Give every line again exactly as it appears, please, but not the pictures.
_ _ _ _
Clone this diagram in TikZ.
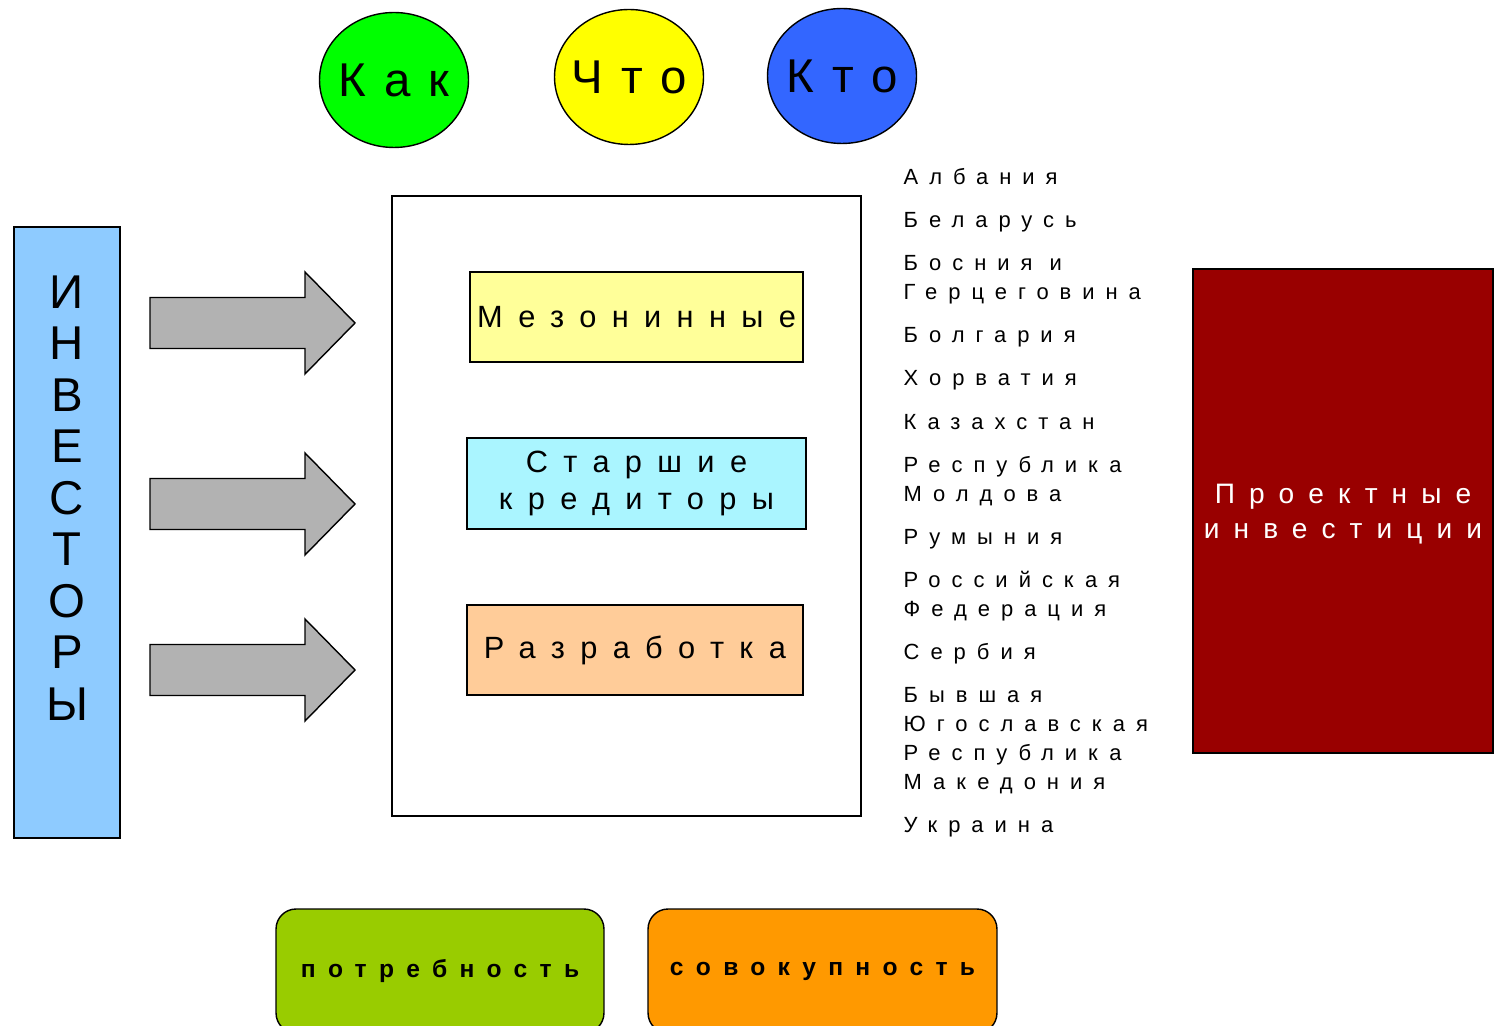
\documentclass[tikz,border=0pt]{standalone}
\usepackage{fontspec}
\setmainfont{Liberation Sans}
\newfontfamily\lsfont[LetterSpace=50]{Liberation Sans}
\newfontfamily\lscircfont[LetterSpace=38]{Liberation Sans}
\usetikzlibrary{shapes.geometric}

\definecolor{kakgreen}{HTML}{00FF00}
\definecolor{chtoyellow}{HTML}{FFFF00}
\definecolor{ktoblue}{HTML}{3366FF}
\definecolor{investblue}{HTML}{8ECBFF}
\definecolor{arrowgray}{HTML}{B2B2B2}
\definecolor{mezyellow}{HTML}{FFFF99}
\definecolor{seniorcyan}{HTML}{AAF5FF}
\definecolor{devpeach}{HTML}{FFCC99}
\definecolor{projred}{HTML}{990000}
\definecolor{needgreen}{HTML}{99CC00}
\definecolor{sumorange}{HTML}{FF9900}

\newcommand{\circtext}[1]{\makebox[0pt]{#1}}

\begin{document}
\begin{tikzpicture}[x=0.02cm,y=-0.02cm,line width=0.8pt,
    circ/.style={ellipse,draw,minimum width=2.98cm,minimum height=2.7cm,inner sep=0pt,font=\lscircfont\fontsize{27}{28}\selectfont},
    box/.style={rectangle,draw,inner sep=0pt,align=center},
    mainbox/.style={box,font=\lsfont\fontsize{17.5}{21.5}\selectfont},
    bottombox/.style={box,rounded corners=0.4cm,minimum height=2.48cm,font=\lsfont\bfseries\fontsize{14}{16}\selectfont},
    bigarrow/.style={draw,fill=arrowgray}]
\useasboundingbox (0,0) rectangle (1497,1026);
\clip (0,0) rectangle (1497,1026);

% top circles
\node[circ,fill=kakgreen] (kak) at (394,80) {\circtext{Как}};
\node[circ,fill=chtoyellow] (chto) at (629,77) {\circtext{Что}};
\node[circ,fill=ktoblue] (kto) at (842,76) {\circtext{Кто}};

% investors
\node[box,fill=investblue,minimum width=2.12cm,minimum height=12.22cm] (invest) at (67,532.5) {};
\node[align=center,inner sep=0pt,font=\fontsize{27}{29.3}\selectfont] (investtext) at (67,498) {И\\Н\\В\\Е\\С\\Т\\О\\Р\\Ы};

% arrows
\foreach \y in {323,504,670}
  \draw[bigarrow] (150,\y-25.5) -- (305,\y-25.5) -- (305,\y-51) -- (355,\y)
    -- (305,\y+51) -- (305,\y+25.5) -- (150,\y+25.5) -- cycle;

% frame with instruments
\node[box,minimum width=9.38cm,minimum height=12.4cm] (frame) at (626.5,506) {};
\node[mainbox,fill=mezyellow,minimum width=6.66cm,minimum height=1.8cm] (mez) at (636.5,317) {Мезонинные};
\node[mainbox,fill=seniorcyan,minimum width=6.78cm,minimum height=1.82cm] (senior) at (636.5,483.5) {Старшие\\кредиторы};
\node[mainbox,fill=devpeach,minimum width=6.72cm,minimum height=1.8cm] (dev) at (635,650) {Разработка};

% countries
\node[anchor=north west,align=left,inner sep=0pt,font=\lsfont\fontsize{12.5}{16.5}\selectfont] (countries) at (903,168) {%
Албания\\[8pt]
Беларусь\\[8pt]
Босния и\\Герцеговина\\[8pt]
Болгария\\[8pt]
Хорватия\\[8pt]
Казахстан\\[8pt]
Республика\\Молдова\\[8pt]
Румыния\\[8pt]
Российская\\Федерация\\[8pt]
Сербия\\[8pt]
Бывшая\\Югославская\\Республика\\Македония\\[8pt]
Украина};

% project investments
\node[box,fill=projred,minimum width=6cm,minimum height=9.68cm] (proj) at (1343,511) {};
\node[align=center,inner sep=0pt,text=white,font=\lsfont\fontsize{16}{20}\selectfont] (projtext) at (1343,514) {Проектные\\инвестиции};

% bottom boxes
\node[bottombox,fill=needgreen,minimum width=6.56cm] (need) at (440,971) {потребность};
\node[bottombox,fill=sumorange,minimum width=6.98cm] (total) at (822.5,971) {совокупность};
\end{tikzpicture}
\end{document}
_ _ _ _
● Answer for the task
Clone this diagram in TikZ.
\documentclass[tikz,border=0pt]{standalone}
\usepackage{fontspec}
\setmainfont{Liberation Sans}
\newfontfamily\lsfont[LetterSpace=50]{Liberation Sans}
\newfontfamily\lscircfont[LetterSpace=38]{Liberation Sans}
\usetikzlibrary{shapes.geometric}

\definecolor{kakgreen}{HTML}{00FF00}
\definecolor{chtoyellow}{HTML}{FFFF00}
\definecolor{ktoblue}{HTML}{3366FF}
\definecolor{investblue}{HTML}{8ECBFF}
\definecolor{arrowgray}{HTML}{B2B2B2}
\definecolor{mezyellow}{HTML}{FFFF99}
\definecolor{seniorcyan}{HTML}{AAF5FF}
\definecolor{devpeach}{HTML}{FFCC99}
\definecolor{projred}{HTML}{990000}
\definecolor{needgreen}{HTML}{99CC00}
\definecolor{sumorange}{HTML}{FF9900}

\newcommand{\circtext}[1]{\makebox[0pt]{#1}}

\begin{document}
\begin{tikzpicture}[x=0.02cm,y=-0.02cm,line width=0.8pt,
    circ/.style={ellipse,draw,minimum width=2.98cm,minimum height=2.7cm,inner sep=0pt,font=\lscircfont\fontsize{27}{28}\selectfont},
    box/.style={rectangle,draw,inner sep=0pt,align=center},
    mainbox/.style={box,font=\lsfont\fontsize{17.5}{21.5}\selectfont},
    bottombox/.style={box,rounded corners=0.4cm,minimum height=2.48cm,font=\lsfont\bfseries\fontsize{14}{16}\selectfont},
    bigarrow/.style={draw,fill=arrowgray}]
\useasboundingbox (0,0) rectangle (1497,1026);
\clip (0,0) rectangle (1497,1026);

% top circles
\node[circ,fill=kakgreen] (kak) at (394,80) {\circtext{Как}};
\node[circ,fill=chtoyellow] (chto) at (629,77) {\circtext{Что}};
\node[circ,fill=ktoblue] (kto) at (842,76) {\circtext{Кто}};

% investors
\node[box,fill=investblue,minimum width=2.12cm,minimum height=12.22cm] (invest) at (67,532.5) {};
\node[align=center,inner sep=0pt,font=\fontsize{27}{29.3}\selectfont] (investtext) at (67,498) {И\\Н\\В\\Е\\С\\Т\\О\\Р\\Ы};

% arrows
\foreach \y in {323,504,670}
  \draw[bigarrow] (150,\y-25.5) -- (305,\y-25.5) -- (305,\y-51) -- (355,\y)
    -- (305,\y+51) -- (305,\y+25.5) -- (150,\y+25.5) -- cycle;

% frame with instruments
\node[box,minimum width=9.38cm,minimum height=12.4cm] (frame) at (626.5,506) {};
\node[mainbox,fill=mezyellow,minimum width=6.66cm,minimum height=1.8cm] (mez) at (636.5,317) {Мезонинные};
\node[mainbox,fill=seniorcyan,minimum width=6.78cm,minimum height=1.82cm] (senior) at (636.5,483.5) {Старшие\\кредиторы};
\node[mainbox,fill=devpeach,minimum width=6.72cm,minimum height=1.8cm] (dev) at (635,650) {Разработка};

% countries
\node[anchor=north west,align=left,inner sep=0pt,font=\lsfont\fontsize{12.5}{16.5}\selectfont] (countries) at (903,168) {%
Албания\\[8pt]
Беларусь\\[8pt]
Босния и\\Герцеговина\\[8pt]
Болгария\\[8pt]
Хорватия\\[8pt]
Казахстан\\[8pt]
Республика\\Молдова\\[8pt]
Румыния\\[8pt]
Российская\\Федерация\\[8pt]
Сербия\\[8pt]
Бывшая\\Югославская\\Республика\\Македония\\[8pt]
Украина};

% project investments
\node[box,fill=projred,minimum width=6cm,minimum height=9.68cm] (proj) at (1343,511) {};
\node[align=center,inner sep=0pt,text=white,font=\lsfont\fontsize{16}{20}\selectfont] (projtext) at (1343,514) {Проектные\\инвестиции};

% bottom boxes
\node[bottombox,fill=needgreen,minimum width=6.56cm] (need) at (440,971) {потребность};
\node[bottombox,fill=sumorange,minimum width=6.98cm] (total) at (822.5,971) {совокупность};
\end{tikzpicture}
\end{document}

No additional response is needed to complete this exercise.